Masyarakat Sipil Kecam Pernyataan Yusril Ihza Mahendra tentang Pelanggaran HAM
Berita Baru, Jakarta – Sejumlah lembaga dan individu menyatakan kekecewaan serta mengecam pernyataan Yusril Ihza Mahendra, Menteri Koordinator Bidang Hukum, Hak Asasi Manusia, Imigrasi, dan Pemasyarakatan, terkait penyelesaian pelanggaran HAM masa lalu.
Dalam dua pernyataan yang dilaporkan pada 20 dan 21 Oktober 2024, Yusril menyatakan bahwa penyelesaian pelanggaran HAM masa lalu sulit dilakukan karena sudah terjadi sangat lama, sehingga menurutnya “kita tidak perlu lagi melihat ke masa lalu.” Pernyataan ini dianggap sebagai upaya memutihkan pelanggaran berat HAM yang terjadi di masa lalu.
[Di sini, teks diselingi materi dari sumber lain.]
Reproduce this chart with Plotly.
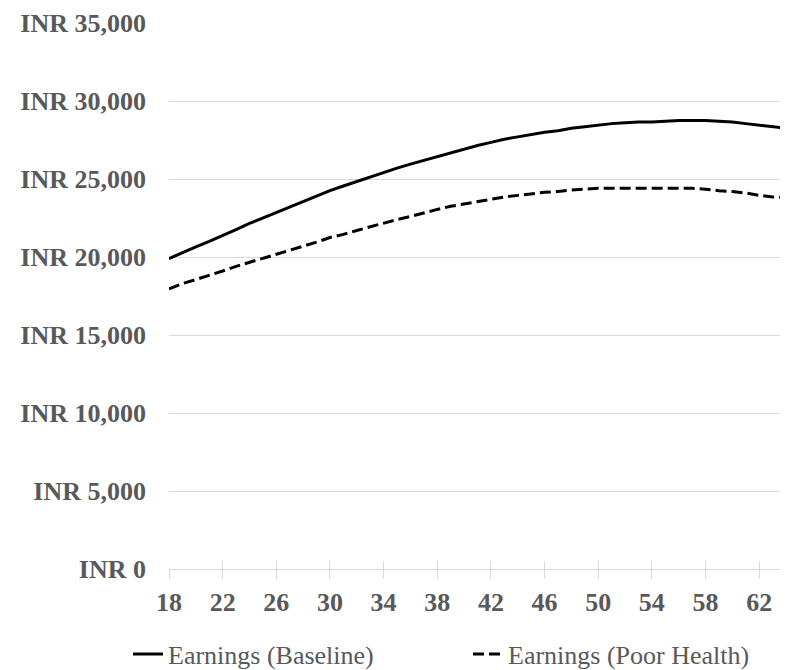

Yusril juga menyatakan bahwa peristiwa Tragedi Mei 1998 bukanlah pelanggaran berat HAM, mengklaim bahwa pelanggaran berat HAM hanya meliputi genosida dan pembersihan etnis. Hal ini menuai kritik tajam dari berbagai kalangan yang menilai bahwa pernyataan tersebut tidak memperhatikan fakta-fakta hukum yang ada.
“Perkembangan penyelidikan Komnas HAM sudah jelas menyebutkan Tragedi Mei 1998 sebagai kejahatan terhadap kemanusiaan. Sangat tidak etis jika Yusril mengabaikan proses hukum yang sudah berjalan lebih dari 20 tahun ini,” kata Komisi untuk Orang Hilang dan Korban Kekerasan (KontraS) dalam siaran pers mereka pada Rabu (23/10/2024).
Pernyataan ini dianggap bertentangan dengan Undang-undang Nomor 26 Tahun 2000 tentang Pengadilan HAM, yang menjelaskan bahwa pelanggaran berat HAM terdiri dari kejahatan genosida dan kejahatan terhadap kemanusiaan. Sebagai kejahatan luar biasa, pelanggaran berat HAM tidak memiliki masa kedaluwarsa dan memerlukan penanganan khusus oleh negara. “Negara masih memiliki tanggung jawab untuk menuntaskan kasus tersebut dan memberikan keadilan bagi korban,” tambah juru bicara tersebut.
Lebih jauh lagi, berbagai organisasi korban dan keluarga korban juga telah berjuang selama bertahun-tahun untuk memperoleh keadilan dan kebenaran terkait pelanggaran HAM di masa lalu. “Pernyataan Yusril sangat melukai perjuangan para korban dan keluarganya,” ujar seorang aktivis HAM. Mereka menuntut Yusril untuk menarik pernyataannya dan meminta maaf kepada korban, khususnya korban Tragedi Mei 1998.
Organisasi yang tergabung dalam pernyataan bersama ini juga khawatir bahwa pernyataan Yusril menandakan adanya kecenderungan negara untuk mengabaikan tanggung jawabnya dalam mengungkapkan kebenaran, memulihkan korban, dan memastikan ketidakberulangan pelanggaran serupa di masa mendatang. Mereka juga mengkritik Visi-Misi Astacita dari pemerintahan saat ini yang dinilai tidak mencantumkan penuntasan pelanggaran HAM sebagai prioritas.
“Oleh karena itu, kami mendesak Yusril untuk segera menarik pernyataannya dan meminta maaf secara terbuka,” tutup siaran pers tersebut.